IF SYMPTOMS PERSIST
“But blunt and flaccid is my pen.” — Walter Savage Landor (1775-1864), English poet, “Time to Be Wise”(1795)
Erectile dysfunction is “the inability to achieve and sustain an erection suitable for sexual intercourse.” Failure to achieve an erection in 50% of the time is cause for alarm. Less than 20% of the time? That can be ignored. Then again, erectile dysfunction is NOT a part of normal aging. It’s a myth older men can’t get it up.
A Normal Erection. A penis is an engineering marvel. With arousal, blood flow is directed to the two main erectile cylinders of the penis called the corpora cavernosa. A third cylinder, the corpus spongiosum, also has erectile tissue and contains the urethra from where urine and semen exit. High pressure traps the blood and thus an erection is sustained. It is reversed when the penis contracts, blood inflow stops and outflow channels are opened.
Causes of ED. About 10 to 20% of factors are psychological.

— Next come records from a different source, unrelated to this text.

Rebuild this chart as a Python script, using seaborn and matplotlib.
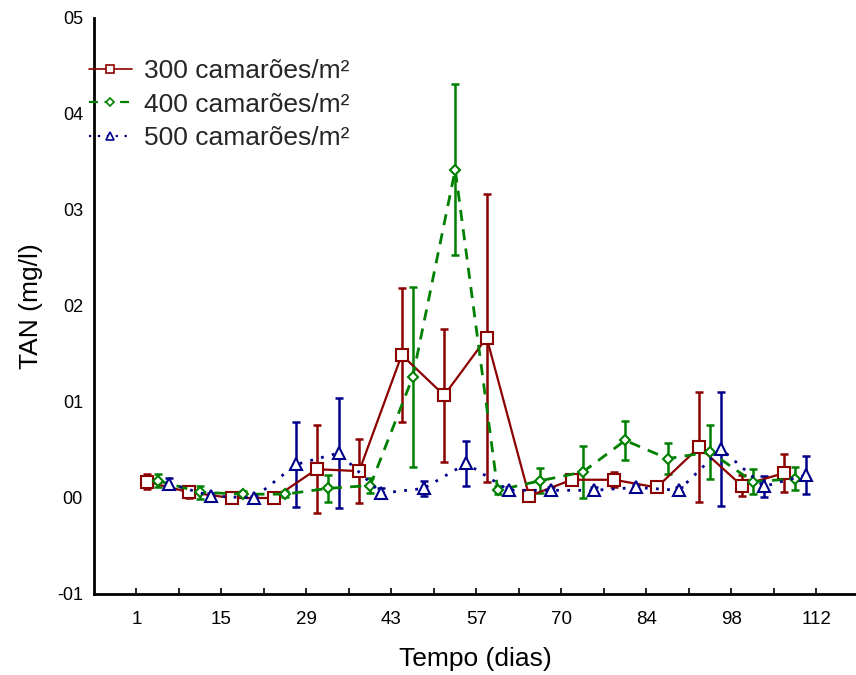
import matplotlib
matplotlib.use("Agg")
import matplotlib.pyplot as plt
from matplotlib.lines import Line2D
import seaborn as sns
import pandas as pd
import numpy as np

# ---- data (TAN, mg/l) ----
coleta = list(range(16))  # sampling index (weekly)
x_tick_labels = ["1", "15", "29", "43", "57", "70", "84", "98", "112"]
y_tick_labels = ["-01", "00", "01", "02", "03", "04", "05"]
y_tick_values = [-0.1, 0.0, 0.1, 0.2, 0.3, 0.4, 0.5]

series_names = ["300 camarões/m²", "400 camarões/m²", "500 camarões/m²"]

tan_300 = [0.017, 0.006, 0.000, 0.000, 0.030, 0.028, 0.149, 0.107, 0.167, 0.002,
           0.019, 0.019, 0.011, 0.053, 0.013, 0.026]
err_300 = [0.008, 0.006, 0.002, 0.002, 0.046, 0.033, 0.070, 0.069, 0.150, 0.003,
           0.005, 0.008, 0.003, 0.057, 0.011, 0.020]

tan_400 = [0.018, 0.006, 0.004, 0.004, 0.010, 0.013, 0.126, 0.342, 0.008, 0.018,
           0.027, 0.060, 0.041, 0.048, 0.017, 0.020]
err_400 = [0.007, 0.007, 0.003, 0.003, 0.014, 0.008, 0.094, 0.089, 0.004, 0.013,
           0.027, 0.020, 0.016, 0.028, 0.013, 0.012]

tan_500 = [0.015, 0.002, 0.000, 0.035, 0.047, 0.005, 0.010, 0.036, 0.008, 0.008,
           0.008, 0.011, 0.008, 0.051, 0.012, 0.024]
err_500 = [0.0055, 0.003, 0.002, 0.044, 0.057, 0.005, 0.008, 0.023, 0.003, 0.003,
           0.003, 0.003, 0.003, 0.059, 0.011, 0.020]

values = [tan_300, tan_400, tan_500]
errors = [err_300, err_400, err_500]

# ---- styles ----
colors = ["#8b0000", "#008000", "#00008b"]
offsets = [-0.26, 0.0, 0.26]
markers = ["s", "D", "^"]
msizes = [8.0, 5.0, 8.0]
linestyles = ["-", (0, (4, 3)), (0, (1, 3))]

sns.set_theme(style="white")
plt.rcParams["font.family"] = ["Liberation Sans", "DejaVu Sans"]

fig = plt.figure(figsize=(8.56, 6.75), dpi=100)
ax = fig.add_axes([94 / 856, 1 - 594 / 675, 1 - 94 / 856, (594 - 18) / 675])

frames = []
for name, v, e, off in zip(series_names, values, errors, offsets):
    frames.append(pd.DataFrame({"pos": np.array(coleta) + off, "tan": v,
                                "err": e, "grupo": name}))
df = pd.concat(frames, ignore_index=True)

handles = []
for name, col, mk, ms, ls in zip(series_names, colors, markers, msizes, linestyles):
    d = df[df["grupo"] == name]
    ax.errorbar(d["pos"], d["tan"], yerr=d["err"], fmt="none", ecolor=col,
                elinewidth=1.8, capsize=3.0, capthick=1.8, zorder=2)
    sns.lineplot(data=d, x="pos", y="tan", ax=ax, color=col, linestyle=ls,
                 linewidth=1.6 if ls == "-" else 2.0, marker=mk, markersize=ms,
                 markerfacecolor="white", markeredgecolor=col,
                 markeredgewidth=1.5, zorder=3, legend=False, errorbar=None,
                 sort=False)
    handles.append(Line2D([], [], color=col, linestyle=ls,
                          linewidth=1.2 if ls == "-" else 1.6, marker=mk,
                          markersize=ms * 0.8, markerfacecolor="white",
                          markeredgecolor=col, markeredgewidth=1.2, label=name))

ax.set_xlim(-1.5, 16.43)
ax.set_ylim(-0.1, 0.5)
all_ticks = np.arange(-0.5, 16.0, 1.0)
ax.set_xticks(all_ticks)
ax.set_xticklabels([x_tick_labels[i // 2] if i % 2 == 0 else "" for i in range(len(all_ticks))])
ax.set_yticks(y_tick_values)
ax.set_yticklabels(y_tick_labels)
ax.tick_params(axis="x", direction="in", length=4, width=1.2, labelsize=13.5, pad=12,
               color="black", bottom=True)
ax.tick_params(axis="y", length=0, labelsize=13, pad=8)
for lab in ax.get_xticklabels() + ax.get_yticklabels():
    lab.set_color("black")

sns.despine(ax=ax)
for sp in ["left", "bottom"]:
    ax.spines[sp].set_color("black")
    ax.spines[sp].set_linewidth(2.0)

ax.set_xlabel("Tempo (dias)", fontsize=19, labelpad=14, color="black")
ax.set_ylabel("TAN (mg/l)", fontsize=19, labelpad=10, color="black")

fig.legend(handles=handles, loc="upper left", bbox_to_anchor=(89 / 856, 1 - 59 / 675),
           frameon=False, fontsize=19, handlelength=1.62, handletextpad=0.48,
           labelspacing=0.36, borderaxespad=0, borderpad=0)

fig.savefig("out.png", dpi=100)
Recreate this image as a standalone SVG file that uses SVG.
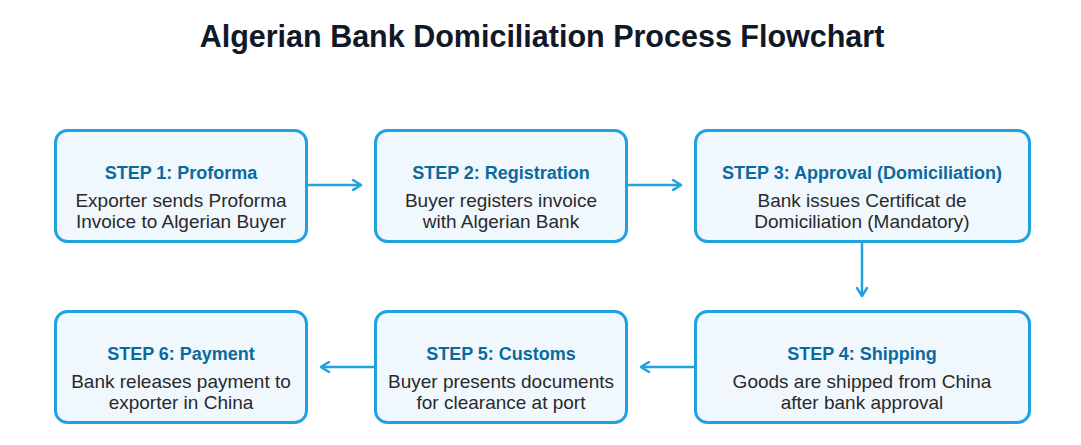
<svg xmlns="http://www.w3.org/2000/svg" width="1081" height="445" viewBox="0 0 1081 445">
<defs>
<style>
.box{fill:#f0f8fe;stroke:#1fa2e0;stroke-width:3}
.t{font-family:"Liberation Sans",Arial,sans-serif;font-weight:bold;font-size:18px;fill:#0a6aa0;text-anchor:middle}
.b{font-family:"Liberation Sans",Arial,sans-serif;font-size:19px;fill:#2a2a2a;text-anchor:middle}
.c{fill:none;stroke:#1fa2e0;stroke-width:2.5}
</style>
<marker id="ah" viewBox="0 0 12 12" refX="10" refY="6" markerWidth="12" markerHeight="12" markerUnits="userSpaceOnUse" orient="auto">
<path d="M2,1 L10,6 L2,11" fill="none" stroke="#1fa2e0" stroke-width="2.5" stroke-linecap="round" stroke-linejoin="round"/>
</marker>
</defs>
<rect width="1081" height="445" fill="#ffffff"/>
<text x="542" y="47" font-family="Liberation Sans,Arial,sans-serif" font-weight="bold" font-size="30.5" fill="#111827" text-anchor="middle">Algerian Bank Domiciliation Process Flowchart</text>
<g id="connectors">
<line class="c" x1="307" y1="185" x2="361" y2="185" marker-end="url(#ah)"/>
<line class="c" x1="627" y1="185" x2="681" y2="185" marker-end="url(#ah)"/>
<line class="c" x1="862" y1="242" x2="862" y2="296" marker-end="url(#ah)"/>
<line class="c" x1="694" y1="367" x2="641" y2="367" marker-end="url(#ah)"/>
<line class="c" x1="374" y1="367" x2="321" y2="367" marker-end="url(#ah)"/>
</g>
<g id="step1">
<rect class="box" x="55.5" y="130.5" width="251" height="111" rx="12"/>
<text class="t" x="181" y="179">STEP 1: Proforma</text>
<text class="b" x="181" y="207">Exporter sends Proforma</text>
<text class="b" x="181" y="228">Invoice to Algerian Buyer</text>
</g>
<g id="step2">
<rect class="box" x="375.5" y="130.5" width="251" height="111" rx="12"/>
<text class="t" x="501" y="179">STEP 2: Registration</text>
<text class="b" x="501" y="207">Buyer registers invoice</text>
<text class="b" x="501" y="228">with Algerian Bank</text>
</g>
<g id="step3">
<rect class="box" x="695.5" y="130.5" width="334" height="111" rx="12"/>
<text class="t" x="862" y="179">STEP 3: Approval (Domiciliation)</text>
<text class="b" x="862" y="207">Bank issues Certificat de</text>
<text class="b" x="862" y="228">Domiciliation (Mandatory)</text>
</g>
<g id="step4">
<rect class="box" x="695.5" y="311.5" width="334" height="111" rx="12"/>
<text class="t" x="862" y="360">STEP 4: Shipping</text>
<text class="b" x="862" y="388">Goods are shipped from China</text>
<text class="b" x="862" y="409">after bank approval</text>
</g>
<g id="step5">
<rect class="box" x="375.5" y="311.5" width="251" height="111" rx="12"/>
<text class="t" x="501" y="360">STEP 5: Customs</text>
<text class="b" x="501" y="388">Buyer presents documents</text>
<text class="b" x="501" y="409">for clearance at port</text>
</g>
<g id="step6">
<rect class="box" x="55.5" y="311.5" width="251" height="111" rx="12"/>
<text class="t" x="181" y="360">STEP 6: Payment</text>
<text class="b" x="181" y="388">Bank releases payment to</text>
<text class="b" x="181" y="409">exporter in China</text>
</g>
</svg>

There is stress, mostly work-related, money-related, or wife-related. “Performance anxiety” happens when the fear of a repeat strikes and it becomes a prophecy fulfilled. A depressed man won’t be any good in bed. He has much more to think about and sex is farthest from his mind. As for physical causes, there are many. Some studies report up to 50% of men with diabetes experience ED. So too are men with kidney disease, vascular diseases related to the hardening of the arteries (atherosclerosis), hypertension, and high cholesterol. Men who suffered stroke(s), have Alzheimer’s or Parkinson’s disease may not get erections. Tobacco and alcohol, props of the macho-macho man, restrict blood flow to the penis. Finally, there are about 200 prescription drugs that include erectile dysfunction as a possible side effect. So read the fine print.
Screening and Diagnosis. The specialist to see is the urologist. A complete history and physical examination is the standard. The bulbocavernosus reflex is an indication of nerve quality in the penis. The doctor puts one finger in the anus and tugs on the head of the penis. If the anus does not contract immediately or not at all, there may be a nerve abnormality. A duplex ultrasound is done with the penis erect and flaccid. It determines signs of venous leak, atherosclerosis or scarring of the tissue.
Treatment. Lifestyle changes include quitting smoking and regular exercise. It helps to reduce stress. The doctor will check if you can take any of the three available approved drugs for erectile dysfunction. These are: sildenafil citrate, vardenafil hydrochloride, and tadalafil. The last one boasts of a 36-hour erection but before you get more than your hopes up, consider these. You may not take ED drugs if you have had a heart attack, stroke, irregular heart rhythm (arrhythmia) in the past six months. These drugs may also interact with medication a person is taking for high blood pressure, prostate problems, or chest pain (angina). So it is best that these ED drugs are prescribed and not surreptitiously procured from well-meaning friends. These aren’t pain or indigestion medicines.
Erectile dysfunction is treatable and preventable. Winning in this context will be “hard fought.”